Imagine starting out before dawn, and arriving, after 3-hour drive into the desert, in a swelter of dust, to the other side of the moon, populated by aliens - beings dressed in costumes, furry vests, bug-eyed goggles, hot pants, with braided hair and tied all over with string, beads, and charms. You park your camper in between an Airstream shaded by a tarp and lit by christmas lights, and an old bus painted with blue waves. The air throbs with music and it's only 11 am. Friends are there and they greet you, and then you get to work making your new home habitable. And for the next week, you're out there in the grey alkali flats, surrounded by these creatures and the music, and the dust, and the surreal sculptures that look over it all, out there from the deep playa.

Pretty intense, no?

When people have asked me about Burning Man since I've gotten back, all I could say was 'It was intense.' It's the only word that even comes close to telling the truth. The truth is that it was a difficult time. That's not something Burners like to hear - that the experience wasn't really that great. Lover and I were lost in waves of  miscommunication and misunderstandings and tension, and finally had a big fight, in the middle of the week. Meanwhile, I was feeling that old social tension and anxiety that visits me more than I like to admit - surrounded by people who were close to one another, but with whom I've never been able to figure out how to make any inroads. I felt left out, but not because anyone actually left me out. Because that's my story and has been for my entire life. The killer is that I knew it was only my imagination, and I still couldn't get past it. At the kickoff first-night party, I froze up in social and personal terror and could barely participate, and this set the tone for the whole week. I still don't know why it happened. I could only stand by the burn barrel, on the outskirts of the camp, and pretend to be friendly when all I wanted to do was go curl up in my comfy bed in the camper and be safe. I felt unsafe and afraid, and I till can't figure out why - was it just that we had only landed a few hours prior and I was still transitioning to this new world? Was it because I had been feeling such tension with my partner? Was it hormonal?

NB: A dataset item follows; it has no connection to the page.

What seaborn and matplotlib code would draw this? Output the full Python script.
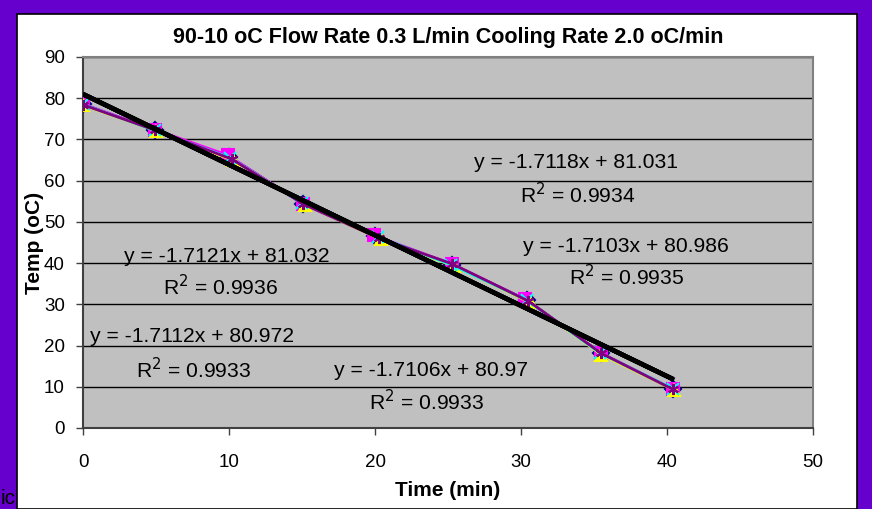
import matplotlib
matplotlib.use("Agg")
import matplotlib.pyplot as plt
import matplotlib.patches as patches
import numpy as np
import seaborn as sns

# five runs (time in min, temp in oC)
time_s1 = [0.0, 4.9, 10.0, 15.1, 20.0, 25.3, 30.4, 35.5, 40.4]
temp_s1 = [78.5, 72.3, 65.8, 54.4, 46.5, 39.6, 31.0, 18.1, 9.4]
time_s2 = [0.0, 4.9, 9.9, 15.1, 19.9, 25.3, 30.3, 35.5, 40.4]
temp_s2 = [78.6, 72.4, 66.2, 54.3, 46.8, 39.7, 31.2, 18.1, 9.4]
time_s3 = [0.0, 5.0, 10.3, 15.2, 20.4, 25.4, 30.6, 35.5, 40.5]
temp_s3 = [78.3, 72.1, 64.9, 54.2, 45.8, 39.3, 30.5, 17.8, 9.2]
time_s4 = [0.0, 4.9, 10.1, 15.0, 20.2, 25.2, 30.4, 35.4, 40.4]
temp_s4 = [78.5, 72.2, 65.5, 54.5, 46.4, 39.6, 31.0, 18.2, 9.5]
time_s5 = [0.0, 4.9, 10.2, 15.1, 20.3, 25.3, 30.5, 35.5, 40.4]
temp_s5 = [78.4, 72.3, 65.2, 54.3, 46.0, 39.8, 30.8, 18.1, 9.4]

# trendline labels as shown
slopes = [-1.7118, -1.7121, -1.7103, -1.7112, -1.7106]
intercepts = [81.031, 81.032, 80.986, 80.972, 80.97]
r2_values = [0.9934, 0.9936, 0.9935, 0.9933, 0.9933]

x_ticks = [0, 10, 20, 30, 40, 50]
y_ticks = [0, 10, 20, 30, 40, 50, 60, 70, 80, 90]

title = "90-10 oC Flow Rate 0.3 L/min Cooling Rate 2.0 oC/min"

sns.set_style("white")
plt.rcParams['font.family'] = ['Liberation Sans', 'DejaVu Sans']
plt.rcParams['text.color'] = 'black'
plt.rcParams['axes.labelcolor'] = 'black'
plt.rcParams['xtick.color'] = 'black'
plt.rcParams['ytick.color'] = 'black'

fig = plt.figure(figsize=(8.72, 5.09), dpi=100)
fig.patch.set_facecolor('#6600CC')
# white chart area inside the purple frame
fig.patches.append(patches.Rectangle((17 / 872, 0), (857 - 17) / 872, 1 - 14 / 509,
                                     transform=fig.transFigure, facecolor='white',
                                     edgecolor='black', lw=1.2, zorder=-5))

ax = fig.add_axes([83 / 872, 1 - 428 / 509, (813 - 83) / 872, (428 - 57) / 509])
ax.set_zorder(2)
ax.set_facecolor('#C0C0C0')

series = [
    (time_s1, temp_s1, '#000080', 'D'),
    (time_s2, temp_s2, '#FF00FF', 's'),
    (time_s3, temp_s3, '#FFFF00', '^'),
    (time_s4, temp_s4, '#00FFFF', 'x'),
    (time_s5, temp_s5, '#800080', (6, 2, 0)),
]
for t, y, c, m in series:
    sns.lineplot(x=t, y=y, color=c, marker=m, markersize=8, markeredgecolor=c,
                 markeredgewidth=1.5, lw=2, sort=False, ax=ax, zorder=3)

# linear trendlines
for (t, y, c, m), k, b in zip(series, slopes, intercepts):
    xs = np.array([min(t), max(t)])
    ax.plot(xs, k * xs + b, color='black', lw=3.2, zorder=4, solid_capstyle='butt')

eq_pos = [(576, 163, 578, 195), (227, 256, 221, 287), (626, 246, 627, 277),
          (192, 337, 194, 370), (431, 371, 427, 402)]
for (ex, ey, rx, ry), k, b, r2 in zip(eq_pos, slopes, intercepts, r2_values):
    ax.text(ex / 872, 1 - ey / 509, f"y = {k}x + {b}", transform=fig.transFigure,
            fontsize=15.2, ha='center', va='center', zorder=5)
    ax.text(rx / 872, 1 - ry / 509, f"R$^2$ = {r2}", transform=fig.transFigure,
            fontsize=15.2, ha='center', va='center', zorder=5)

ax.set_xlim(0, 50)
ax.set_ylim(0, 90)
ax.set_xticks(x_ticks)
ax.set_yticks(y_ticks)
ax.tick_params(axis='both', labelsize=13.5, direction='out', length=5, width=1,
               color='#404040', left=True, bottom=True, pad=8)
ax.tick_params(axis='x', pad=14)
ax.yaxis.grid(True, color='black', lw=1)
ax.set_axisbelow(True)
for s in ['top', 'right']:
    ax.spines[s].set_color('#808080')
    ax.spines[s].set_linewidth(1.5)
for s in ['left', 'bottom']:
    ax.spines[s].set_color('#404040')
    ax.spines[s].set_linewidth(1.5)

ax.set_xlabel("Time (min)", fontsize=15, fontweight='bold', labelpad=7)
ax.set_ylabel("Temp (oC)", fontsize=15, fontweight='bold', labelpad=0)
fig.text(448 / 872, 1 - 38 / 509, title, fontsize=15.5, fontweight='bold',
         ha='center', va='center')
fig.text(0.001, 0.001, "ic", fontsize=15, ha='left', va='bottom')

fig.savefig("out.png", dpi=100, facecolor=fig.get_facecolor())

Of course I always want to add: "But there were good times, too!" Finally reconnecting with my love on Friday night, almost too late but not; bicycling out into the desert to look at the art and the great, old, wrinkled hills; moments with friends in the afternoon when people gather under the shade structures and hang out and talk; walking into the playa at night on the traditional evening walkabout, led by a man with a plastic lit-up sword; riding in the camp art car down the dusty streets to discover what we could discover, like bacon and avocado thrust at us from one camp, and a ball crawl and bad advice - and stencils!- in another. Exploring the city with my sweetie on our bikes and decorating one another with a rubberstamp that read 'tramp stamp', while drinking Snakebites; being visited unexpectedly by friends one morning at the camper, and having a relaxing morning (well, OK, it was after 11 am) drinking Heinekins and hanging out and talking.

The best time, honestly, was the last day in the desert when we decided to leave a day early - after helping break down camp, an effort that left us sprinkled with grey playa dust that seemed to age both of us by 40 years. My love had talked with the representative from the Bureau of Land Management - who had a camp across the street from us - and he had told us of a campsite and hot springs about 2 hours' drive up the playa and into the hills. So on Sunday, we left Burning Man, drove up the road a mile, and got back onto the playa, on a rutted track that went for 30 miles, skirting Black Rock City and curling into the brown hills peopled with jackrabbits and Russian thistle plants (better known as tumbleweeds.)

En route we realized we didn't have enough gas to make it to the campsite and back, and, as we pondered what to do, we rounded a curve and saw water, which literally made me gasp - water in the desert! It was a small reservoir, and we decided to camp there for the night, the way the old explorers and cowboys probably did, knowing that water was the symbol for safety and survival in the desert. It was quiet. No throbbing music, no people in costumes except for a couple of hunters in camo who drove past us on the gravel road. The wind whipped the water. We joked that this was like one of those movies where the couple is hunted by psychopaths while trying to survive in the wilderness. At night, the sky blazed with stars and, with no moon, Mars took over and was reflected in a silver path on the reservoir. We could see a faint glow in the blackness over by Black Rock City. Sweetie thought it was the Temple burning; I think it was just the lights of the city. A few coyotes yipped. But other than that, there was no sound.

In the spaceship of that camper, we heated up leftover lasagna, poured some cocktails, and talked about astronomy and astrology. We fell asleep to the wind rocking the camper like a mother rocks a cradle.

The next morning, we awoke to bright sunlight and silence - and to a flat tire. Luckily, my man did the manly thing and changed the tire while I made breakfast, and we dined on a blanket on the shore of the reservoir. After that, we emptied all of the water out of the van and camper, keeping only two Nalgene bottles full for drinking, and drove back to town, hoping we had enough gas to make it.

It's always been my contention that it's not an adventure if everything goes right. If everything goes right, it's just a trip.

We coasted back into Gerlach - whose combined population with the neighboring town of Empire is 499 - and into the town's only gas station right when the fuel gauge touched E. There was barely any line at the pumps, and then we were back on the highway, on our way home.